- [Short task]: Locate the string "that" in the listing below. Copy every line where it is found.

- [Data for this exercise]:
****

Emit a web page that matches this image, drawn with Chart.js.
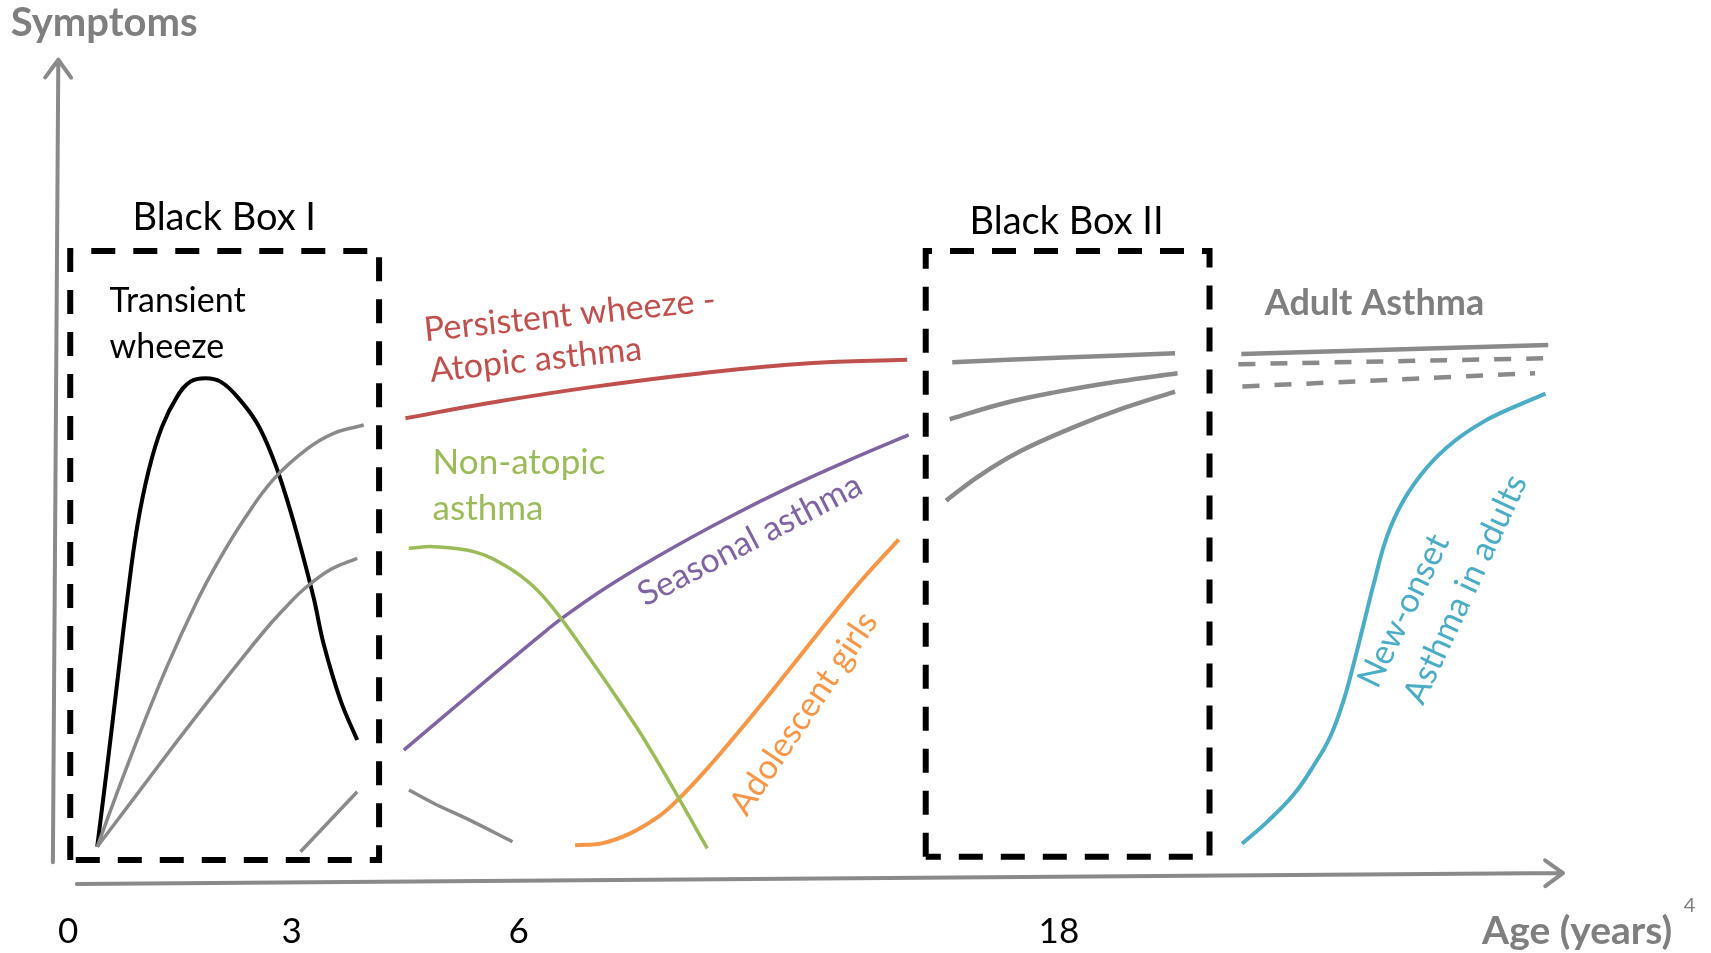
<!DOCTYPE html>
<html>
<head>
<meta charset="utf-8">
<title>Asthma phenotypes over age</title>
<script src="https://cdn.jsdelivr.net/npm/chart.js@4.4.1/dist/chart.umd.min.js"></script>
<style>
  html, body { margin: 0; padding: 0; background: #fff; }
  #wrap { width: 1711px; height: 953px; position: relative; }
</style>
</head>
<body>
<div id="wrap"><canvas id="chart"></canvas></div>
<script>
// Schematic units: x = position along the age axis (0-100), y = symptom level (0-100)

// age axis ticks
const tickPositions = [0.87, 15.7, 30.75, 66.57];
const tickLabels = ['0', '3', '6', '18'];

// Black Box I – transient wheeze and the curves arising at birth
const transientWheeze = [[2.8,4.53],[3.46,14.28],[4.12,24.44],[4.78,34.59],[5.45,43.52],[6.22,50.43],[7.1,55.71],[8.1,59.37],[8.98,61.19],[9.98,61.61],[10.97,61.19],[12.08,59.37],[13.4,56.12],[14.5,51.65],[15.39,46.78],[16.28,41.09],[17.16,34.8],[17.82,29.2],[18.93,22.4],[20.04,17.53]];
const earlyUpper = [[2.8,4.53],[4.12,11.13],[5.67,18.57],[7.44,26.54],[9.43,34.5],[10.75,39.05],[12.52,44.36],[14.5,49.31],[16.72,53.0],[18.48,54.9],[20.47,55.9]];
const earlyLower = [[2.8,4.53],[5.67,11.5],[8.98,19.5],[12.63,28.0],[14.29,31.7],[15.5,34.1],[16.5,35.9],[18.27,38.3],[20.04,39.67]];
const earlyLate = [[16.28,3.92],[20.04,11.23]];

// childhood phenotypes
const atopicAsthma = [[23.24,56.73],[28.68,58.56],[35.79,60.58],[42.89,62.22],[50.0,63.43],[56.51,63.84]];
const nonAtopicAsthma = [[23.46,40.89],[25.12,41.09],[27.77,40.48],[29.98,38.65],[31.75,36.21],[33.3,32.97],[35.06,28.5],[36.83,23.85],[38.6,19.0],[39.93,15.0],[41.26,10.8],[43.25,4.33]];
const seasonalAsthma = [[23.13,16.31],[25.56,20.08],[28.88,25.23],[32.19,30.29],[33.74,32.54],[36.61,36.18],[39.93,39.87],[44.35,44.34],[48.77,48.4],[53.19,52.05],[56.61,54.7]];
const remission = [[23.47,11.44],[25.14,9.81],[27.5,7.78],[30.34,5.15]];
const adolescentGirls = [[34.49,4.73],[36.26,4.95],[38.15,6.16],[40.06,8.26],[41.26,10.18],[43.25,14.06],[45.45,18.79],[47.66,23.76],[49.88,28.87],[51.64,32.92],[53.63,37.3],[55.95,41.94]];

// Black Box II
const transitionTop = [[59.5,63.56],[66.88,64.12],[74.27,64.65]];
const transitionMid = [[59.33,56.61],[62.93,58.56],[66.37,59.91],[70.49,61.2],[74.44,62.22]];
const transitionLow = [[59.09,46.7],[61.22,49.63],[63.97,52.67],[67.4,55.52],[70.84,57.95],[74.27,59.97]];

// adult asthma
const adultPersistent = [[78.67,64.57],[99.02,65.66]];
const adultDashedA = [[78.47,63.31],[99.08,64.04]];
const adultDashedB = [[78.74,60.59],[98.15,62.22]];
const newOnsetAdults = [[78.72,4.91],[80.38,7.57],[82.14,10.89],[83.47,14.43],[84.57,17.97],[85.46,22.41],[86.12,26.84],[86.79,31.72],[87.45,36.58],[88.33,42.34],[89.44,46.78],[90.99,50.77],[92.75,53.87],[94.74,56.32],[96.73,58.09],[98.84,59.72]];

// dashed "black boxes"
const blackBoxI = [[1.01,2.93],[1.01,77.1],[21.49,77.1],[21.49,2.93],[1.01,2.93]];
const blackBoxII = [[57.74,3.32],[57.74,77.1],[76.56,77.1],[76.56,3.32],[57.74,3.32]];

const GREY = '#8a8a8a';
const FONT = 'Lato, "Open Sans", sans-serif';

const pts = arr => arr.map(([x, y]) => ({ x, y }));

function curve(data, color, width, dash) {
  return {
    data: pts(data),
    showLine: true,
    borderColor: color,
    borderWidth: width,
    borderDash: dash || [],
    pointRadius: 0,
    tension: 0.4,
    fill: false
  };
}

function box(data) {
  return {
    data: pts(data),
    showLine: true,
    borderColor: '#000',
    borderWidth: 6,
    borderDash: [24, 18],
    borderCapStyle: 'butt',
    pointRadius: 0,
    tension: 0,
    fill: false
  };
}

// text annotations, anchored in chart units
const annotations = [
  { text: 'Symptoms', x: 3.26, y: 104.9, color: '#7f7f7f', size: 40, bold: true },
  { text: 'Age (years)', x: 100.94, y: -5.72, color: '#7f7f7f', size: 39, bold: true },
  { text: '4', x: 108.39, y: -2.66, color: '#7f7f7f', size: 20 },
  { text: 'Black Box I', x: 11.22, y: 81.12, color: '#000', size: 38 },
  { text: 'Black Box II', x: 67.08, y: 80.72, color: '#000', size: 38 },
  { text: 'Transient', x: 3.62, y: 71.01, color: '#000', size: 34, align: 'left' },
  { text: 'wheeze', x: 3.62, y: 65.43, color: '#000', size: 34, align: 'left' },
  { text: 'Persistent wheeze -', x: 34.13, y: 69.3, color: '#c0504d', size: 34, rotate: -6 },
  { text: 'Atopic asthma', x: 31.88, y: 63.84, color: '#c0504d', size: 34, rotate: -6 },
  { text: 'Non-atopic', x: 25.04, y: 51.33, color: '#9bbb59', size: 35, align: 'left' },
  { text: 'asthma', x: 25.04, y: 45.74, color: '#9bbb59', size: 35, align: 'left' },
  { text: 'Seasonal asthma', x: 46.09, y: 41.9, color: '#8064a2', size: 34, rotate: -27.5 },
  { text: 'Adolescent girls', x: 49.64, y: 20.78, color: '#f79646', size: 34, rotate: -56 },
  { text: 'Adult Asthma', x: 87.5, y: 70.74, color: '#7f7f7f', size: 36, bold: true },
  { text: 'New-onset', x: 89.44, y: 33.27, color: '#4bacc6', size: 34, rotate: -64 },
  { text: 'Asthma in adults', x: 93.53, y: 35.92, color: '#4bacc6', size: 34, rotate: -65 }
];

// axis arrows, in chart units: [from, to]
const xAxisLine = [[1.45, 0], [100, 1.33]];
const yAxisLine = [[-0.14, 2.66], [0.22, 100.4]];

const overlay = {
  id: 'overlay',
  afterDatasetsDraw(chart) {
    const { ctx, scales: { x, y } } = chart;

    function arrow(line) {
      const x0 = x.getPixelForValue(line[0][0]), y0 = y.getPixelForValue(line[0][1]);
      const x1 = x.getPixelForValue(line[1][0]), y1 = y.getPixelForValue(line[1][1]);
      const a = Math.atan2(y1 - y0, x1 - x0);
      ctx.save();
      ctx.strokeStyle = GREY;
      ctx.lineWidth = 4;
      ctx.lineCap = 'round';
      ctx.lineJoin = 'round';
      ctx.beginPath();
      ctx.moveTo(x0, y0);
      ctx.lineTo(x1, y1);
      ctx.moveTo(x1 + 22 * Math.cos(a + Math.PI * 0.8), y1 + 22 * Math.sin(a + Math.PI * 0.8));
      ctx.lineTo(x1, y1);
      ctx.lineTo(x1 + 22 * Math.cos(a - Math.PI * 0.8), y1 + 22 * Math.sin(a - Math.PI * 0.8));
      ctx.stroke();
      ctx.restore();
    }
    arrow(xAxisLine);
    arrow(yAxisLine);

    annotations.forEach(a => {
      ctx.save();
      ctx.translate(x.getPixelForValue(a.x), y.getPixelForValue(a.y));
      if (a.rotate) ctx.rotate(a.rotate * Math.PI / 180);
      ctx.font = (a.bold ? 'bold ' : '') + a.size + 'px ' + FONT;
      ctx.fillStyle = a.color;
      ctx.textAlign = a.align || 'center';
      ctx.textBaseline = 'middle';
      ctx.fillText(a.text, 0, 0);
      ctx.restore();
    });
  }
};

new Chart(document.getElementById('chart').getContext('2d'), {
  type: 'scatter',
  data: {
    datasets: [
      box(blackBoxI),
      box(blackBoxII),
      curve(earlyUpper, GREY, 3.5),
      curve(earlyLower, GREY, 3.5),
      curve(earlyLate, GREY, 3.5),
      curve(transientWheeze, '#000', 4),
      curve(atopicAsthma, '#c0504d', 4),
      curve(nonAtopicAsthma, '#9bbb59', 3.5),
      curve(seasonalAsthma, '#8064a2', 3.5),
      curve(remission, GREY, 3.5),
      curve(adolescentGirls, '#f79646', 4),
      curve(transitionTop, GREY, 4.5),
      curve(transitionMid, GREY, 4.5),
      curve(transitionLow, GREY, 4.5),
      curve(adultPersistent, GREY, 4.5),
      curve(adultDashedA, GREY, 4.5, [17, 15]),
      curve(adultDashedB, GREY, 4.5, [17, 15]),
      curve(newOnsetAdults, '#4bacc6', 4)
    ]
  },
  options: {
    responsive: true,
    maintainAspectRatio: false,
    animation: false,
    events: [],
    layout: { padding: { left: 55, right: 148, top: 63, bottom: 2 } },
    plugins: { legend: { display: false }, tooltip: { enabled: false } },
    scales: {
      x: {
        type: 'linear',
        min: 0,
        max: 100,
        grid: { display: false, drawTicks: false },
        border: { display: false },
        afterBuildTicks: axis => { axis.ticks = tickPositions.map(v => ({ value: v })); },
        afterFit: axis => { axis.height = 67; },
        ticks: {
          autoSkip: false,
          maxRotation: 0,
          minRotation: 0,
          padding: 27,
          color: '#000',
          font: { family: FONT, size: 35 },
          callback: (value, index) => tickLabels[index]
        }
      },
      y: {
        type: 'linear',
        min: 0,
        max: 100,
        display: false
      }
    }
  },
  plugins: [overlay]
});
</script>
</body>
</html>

****

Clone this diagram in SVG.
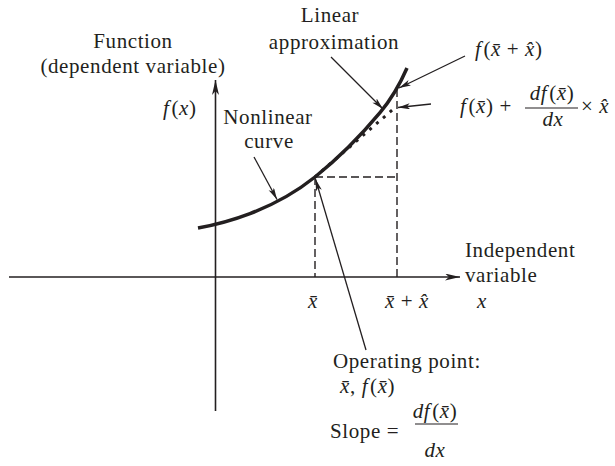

****

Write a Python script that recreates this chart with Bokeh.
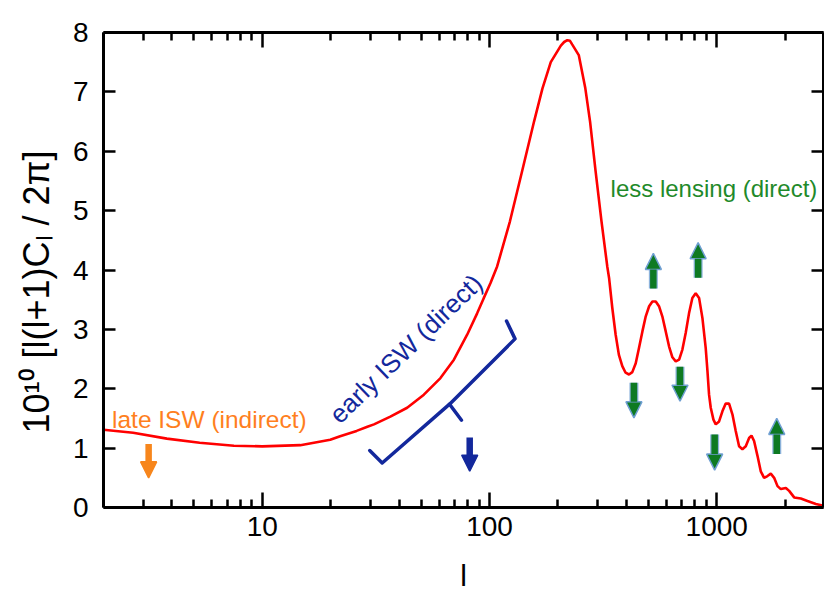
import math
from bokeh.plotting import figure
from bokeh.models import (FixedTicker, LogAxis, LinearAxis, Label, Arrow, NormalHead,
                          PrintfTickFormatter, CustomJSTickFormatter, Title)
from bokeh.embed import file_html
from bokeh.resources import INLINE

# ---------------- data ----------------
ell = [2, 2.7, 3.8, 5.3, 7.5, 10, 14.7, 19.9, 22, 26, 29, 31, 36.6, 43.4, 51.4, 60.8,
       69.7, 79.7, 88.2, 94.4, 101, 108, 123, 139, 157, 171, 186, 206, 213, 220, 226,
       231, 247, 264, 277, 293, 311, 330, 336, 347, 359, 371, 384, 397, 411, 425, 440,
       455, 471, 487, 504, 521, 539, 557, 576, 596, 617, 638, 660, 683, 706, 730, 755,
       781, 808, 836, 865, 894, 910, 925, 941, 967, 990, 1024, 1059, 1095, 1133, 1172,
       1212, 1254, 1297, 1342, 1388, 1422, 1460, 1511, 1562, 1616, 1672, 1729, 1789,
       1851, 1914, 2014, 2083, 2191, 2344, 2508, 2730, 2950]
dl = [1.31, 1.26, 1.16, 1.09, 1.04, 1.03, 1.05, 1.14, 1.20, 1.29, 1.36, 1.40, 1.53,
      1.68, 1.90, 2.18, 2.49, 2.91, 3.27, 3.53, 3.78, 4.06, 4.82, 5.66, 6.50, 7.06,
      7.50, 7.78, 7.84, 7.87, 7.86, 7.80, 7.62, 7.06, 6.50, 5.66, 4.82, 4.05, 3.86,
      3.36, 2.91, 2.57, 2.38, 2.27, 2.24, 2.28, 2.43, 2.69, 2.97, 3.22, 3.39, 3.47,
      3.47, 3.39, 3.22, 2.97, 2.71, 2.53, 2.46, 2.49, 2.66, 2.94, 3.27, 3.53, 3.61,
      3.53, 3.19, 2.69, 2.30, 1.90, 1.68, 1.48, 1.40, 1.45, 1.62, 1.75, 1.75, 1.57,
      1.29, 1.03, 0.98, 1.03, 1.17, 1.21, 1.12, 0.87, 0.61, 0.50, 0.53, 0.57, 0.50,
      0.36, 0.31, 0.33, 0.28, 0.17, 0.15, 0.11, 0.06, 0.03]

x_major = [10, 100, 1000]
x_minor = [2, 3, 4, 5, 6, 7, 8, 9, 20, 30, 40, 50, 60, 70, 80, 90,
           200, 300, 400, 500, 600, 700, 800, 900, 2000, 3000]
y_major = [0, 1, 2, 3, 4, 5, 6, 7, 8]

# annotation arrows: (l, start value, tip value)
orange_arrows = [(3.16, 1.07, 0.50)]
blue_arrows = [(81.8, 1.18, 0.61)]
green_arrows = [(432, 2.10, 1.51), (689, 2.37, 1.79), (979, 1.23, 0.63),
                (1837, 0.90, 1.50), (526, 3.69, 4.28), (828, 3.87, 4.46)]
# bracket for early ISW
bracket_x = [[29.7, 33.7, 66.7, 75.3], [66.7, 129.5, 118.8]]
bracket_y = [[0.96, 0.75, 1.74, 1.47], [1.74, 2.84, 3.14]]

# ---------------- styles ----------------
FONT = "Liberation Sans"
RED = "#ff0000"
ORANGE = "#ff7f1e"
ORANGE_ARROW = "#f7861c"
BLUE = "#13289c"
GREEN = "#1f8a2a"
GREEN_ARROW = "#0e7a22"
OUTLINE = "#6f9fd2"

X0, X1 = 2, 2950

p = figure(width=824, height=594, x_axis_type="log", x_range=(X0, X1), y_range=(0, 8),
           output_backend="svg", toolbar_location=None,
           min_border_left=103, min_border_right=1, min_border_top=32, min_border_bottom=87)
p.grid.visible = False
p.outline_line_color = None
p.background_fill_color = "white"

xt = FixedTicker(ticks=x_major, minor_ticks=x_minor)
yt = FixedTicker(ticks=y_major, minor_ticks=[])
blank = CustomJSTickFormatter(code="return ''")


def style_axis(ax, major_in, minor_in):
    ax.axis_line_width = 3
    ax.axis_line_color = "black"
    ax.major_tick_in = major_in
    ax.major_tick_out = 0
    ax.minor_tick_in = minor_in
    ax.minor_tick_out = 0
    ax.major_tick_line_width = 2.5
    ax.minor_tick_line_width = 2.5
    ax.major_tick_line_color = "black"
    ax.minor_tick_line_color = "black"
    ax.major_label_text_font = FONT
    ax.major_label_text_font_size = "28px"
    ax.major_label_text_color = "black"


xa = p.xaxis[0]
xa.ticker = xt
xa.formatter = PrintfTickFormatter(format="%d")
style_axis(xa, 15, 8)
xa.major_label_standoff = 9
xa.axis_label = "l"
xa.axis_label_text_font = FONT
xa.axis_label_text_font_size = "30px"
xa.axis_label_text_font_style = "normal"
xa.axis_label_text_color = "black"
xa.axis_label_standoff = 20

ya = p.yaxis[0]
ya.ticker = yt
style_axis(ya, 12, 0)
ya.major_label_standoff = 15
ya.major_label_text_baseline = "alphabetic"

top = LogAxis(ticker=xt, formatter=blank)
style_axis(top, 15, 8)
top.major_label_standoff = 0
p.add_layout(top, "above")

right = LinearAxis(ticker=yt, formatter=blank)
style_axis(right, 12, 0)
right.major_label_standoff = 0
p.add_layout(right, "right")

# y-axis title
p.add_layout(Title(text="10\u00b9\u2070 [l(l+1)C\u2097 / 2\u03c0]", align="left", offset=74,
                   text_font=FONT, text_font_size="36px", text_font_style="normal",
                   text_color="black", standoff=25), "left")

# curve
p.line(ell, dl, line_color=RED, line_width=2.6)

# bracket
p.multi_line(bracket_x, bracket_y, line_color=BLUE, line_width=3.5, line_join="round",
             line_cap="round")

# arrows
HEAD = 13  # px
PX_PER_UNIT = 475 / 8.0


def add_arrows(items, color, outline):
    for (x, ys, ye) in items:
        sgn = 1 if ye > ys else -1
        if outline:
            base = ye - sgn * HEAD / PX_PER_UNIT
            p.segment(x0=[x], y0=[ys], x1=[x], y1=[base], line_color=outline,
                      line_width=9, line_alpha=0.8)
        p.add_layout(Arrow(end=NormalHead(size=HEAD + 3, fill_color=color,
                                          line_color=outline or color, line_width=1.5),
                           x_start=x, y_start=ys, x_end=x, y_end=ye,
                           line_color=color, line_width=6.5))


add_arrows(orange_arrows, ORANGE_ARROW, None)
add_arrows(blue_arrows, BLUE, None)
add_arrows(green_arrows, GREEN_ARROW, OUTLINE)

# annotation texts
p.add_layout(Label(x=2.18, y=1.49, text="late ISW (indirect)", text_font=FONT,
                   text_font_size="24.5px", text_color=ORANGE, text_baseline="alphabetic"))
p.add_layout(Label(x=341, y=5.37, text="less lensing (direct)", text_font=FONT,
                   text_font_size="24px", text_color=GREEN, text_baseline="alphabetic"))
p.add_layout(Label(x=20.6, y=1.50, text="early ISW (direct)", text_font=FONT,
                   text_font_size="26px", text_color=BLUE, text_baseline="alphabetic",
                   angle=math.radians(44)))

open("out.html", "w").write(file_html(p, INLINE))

****

- [Finished exercise]:
Emit a web page that matches this image, drawn with Chart.js.
Write a Python script that recreates this chart with Bokeh.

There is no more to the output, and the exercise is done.